Thursday night, I can see the hesitation in the women's faces as they stepped on that bus to Prescott. I can see the confusion, they are all wondering what they are doing here. Some are hurt, some are angry or bitter, some haven't felt any love, especially the love of God in a long time. Some of them are "dead" in their faith or questioning God as to why something has happened to them. They are all lonely and scared, secretly wishing someone would just reach out to them in some sort of way.

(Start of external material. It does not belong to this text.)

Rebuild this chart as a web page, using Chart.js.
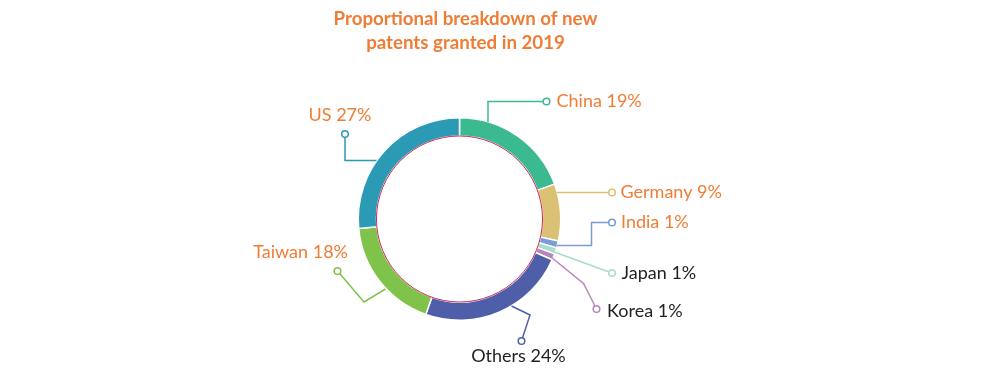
<!DOCTYPE html>
<html>
<head>
<meta charset="utf-8">
<script src="https://cdn.jsdelivr.net/npm/chart.js@4"></script>
<style>
  html, body { margin: 0; padding: 0; background: #fff; }
  #wrap { width: 999px; height: 372px; position: relative; }
</style>
</head>
<body>
<div id="wrap"><canvas id="patentChart" width="999" height="372"></canvas></div>
<script>
// data (share of new patents, %)
const countries = ["China", "Germany", "India", "Japan", "Korea", "Others", "Taiwan", "US"];
const shares = [19.4, 9.1, 1.1, 1.0, 1.0, 23.8, 18.1, 26.5];
const sliceColors = ["#3bba91", "#dbc173", "#7b9bd4", "#a9dccf", "#b886bf", "#4f5ea8", "#80c34b", "#2a9ab5"];
const titleLines = ["Proportional breakdown of new", "patents granted in 2019"];

const ORANGE = "#ef7d35";
const DARK = "#231f20";
const FONT = "Lato, 'Noto Sans', sans-serif";

// leader line layout, offsets from the doughnut centre
const leaders = [
  { pts: [[28.5, -97], [28.5, -117.5], [87, -117.5]], text: [97, -117.5], align: "left", color: ORANGE },
  { pts: [[97, -26.5], [152.5, -26.5]], text: [161, -26.5], align: "left", color: ORANGE },
  { pts: [[97, 26.5], [132, 26.5], [132, 3.5], [152.5, 3.5]], text: [161.5, 3.5], align: "left", color: ORANGE },
  { pts: [[92, 32], [152.5, 54]], text: [162, 54], align: "left", color: DARK },
  { pts: [[89, 36], [124, 64.5], [137, 90]], text: [147.5, 92], align: "left", color: DARK },
  { pts: [[52, 87], [70.5, 96], [62, 122]], text: [59, 137.5], align: "center", color: DARK },
  { pts: [[-74, 70], [-95.5, 83], [-122, 52]], text: [-111.5, 33], align: "right", color: ORANGE },
  { pts: [[-83, -58.5], [-114.5, -58.5], [-114.5, -85]], text: [-119.5, -104], align: "center", color: ORANGE }
];

const labelPlugin = {
  id: "labelPlugin",
  afterDatasetsDraw(chart) {
    const ctx = chart.ctx;
    const arc = chart.getDatasetMeta(0).data[0];
    const cx = arc.x, cy = arc.y;

    // thin line round the hole
    ctx.save();
    ctx.beginPath();
    ctx.arc(cx, cy, arc.innerRadius, 0, Math.PI * 2);
    ctx.strokeStyle = "#c8285a";
    ctx.lineWidth = 1;
    ctx.stroke();

    leaders.forEach(function (l, i) {
      ctx.beginPath();
      l.pts.forEach(function (p, j) {
        if (j === 0) ctx.moveTo(cx + p[0], cy + p[1]);
        else ctx.lineTo(cx + p[0], cy + p[1]);
      });
      ctx.strokeStyle = sliceColors[i];
      ctx.lineWidth = 1.5;
      ctx.stroke();

      const end = l.pts[l.pts.length - 1];
      ctx.beginPath();
      ctx.arc(cx + end[0], cy + end[1], 3.3, 0, Math.PI * 2);
      ctx.fillStyle = "#fff";
      ctx.fill();
      ctx.stroke();

      ctx.font = "18px " + FONT;
      ctx.fillStyle = l.color;
      ctx.textAlign = l.align;
      ctx.textBaseline = "middle";
      ctx.fillText(countries[i] + " " + Math.round(shares[i]) + "%", cx + l.text[0], cy + l.text[1]);
    });

    // title
    ctx.font = "bold 18.7px " + FONT;
    ctx.fillStyle = ORANGE;
    ctx.textAlign = "center";
    ctx.textBaseline = "middle";
    ctx.fillText(titleLines[0], 465.5, 18.5);
    ctx.fillText(titleLines[1], 465.5, 43);
    ctx.restore();
  }
};

new Chart(document.getElementById("patentChart").getContext("2d"), {
  type: "doughnut",
  data: {
    labels: countries,
    datasets: [{
      data: shares,
      backgroundColor: sliceColors,
      borderColor: "#ffffff",
      borderWidth: 1.5
    }]
  },
  options: {
    responsive: false,
    animation: false,
    cutout: "82%",
    layout: { padding: { top: 117, bottom: 51, left: 0, right: 80 } },
    plugins: {
      legend: { display: false },
      title: { display: false },
      tooltip: { enabled: false }
    }
  },
  plugins: [labelPlugin]
});
</script>
</body>
</html>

But as the weekend progresses, the walls these women are holding up, began to slowly break down. They begin to open up their heart and let God in. Have you ever seen God's hand at work? I mean to really see it happening right in front of your face? It's the most amazing thing to see. I am someone who pays attention to details. And as a team member, my senses are acutely aware of my surroundings. I am always looking at the people experiencing the weekend for the first time, watching them, loving on them, giving them plenty of tissue when the tears come. Not saying anything to them, just holding them as they break down. By the end of the weekend, you have somehow managed to form lasting friendships, deepen ones from before, and feel the love of God like you have never felt it before. Experience his grace maybe for the first time. I always come back on fire, my thoughts focused more on God than before. And although I've experienced Tres Dias three times already, I broke down crying a few times as well. It's just amazing to serve God and to know that he loves us no matter what. This is a women's retreat, but we will have a few men with us. These people are the directors of the weekend. They open up to us about their lives, struggles they've had. Without hesitation, they too break down crying in front of many women. Those moments are so precious when a man lets his guard down, and doesn't care who is around, and just cries. In my eyes, these are Godly men. They get God and they let nothing hold them back from his love and grace. It's amazing...you have to experience it to understand. There is nothing that I can say or write to explain 100% about what happens at Tres Dias, how God meets you in a place you never experienced before. All I can say is..I'm hooked and I'm serving again in October. God has put people on my heart as to who I should send on this retreat. One person has agreed to go as long as there isn't a schedule conflict with something. I can't wait for October to get here, I want this person to experience the love I feel every time I go.
God is amazing....
"At the cross you beckon me, draw me gently to my knees, and I'm so lost for words, so in love, I'm sweetly broken, wholly surrendered."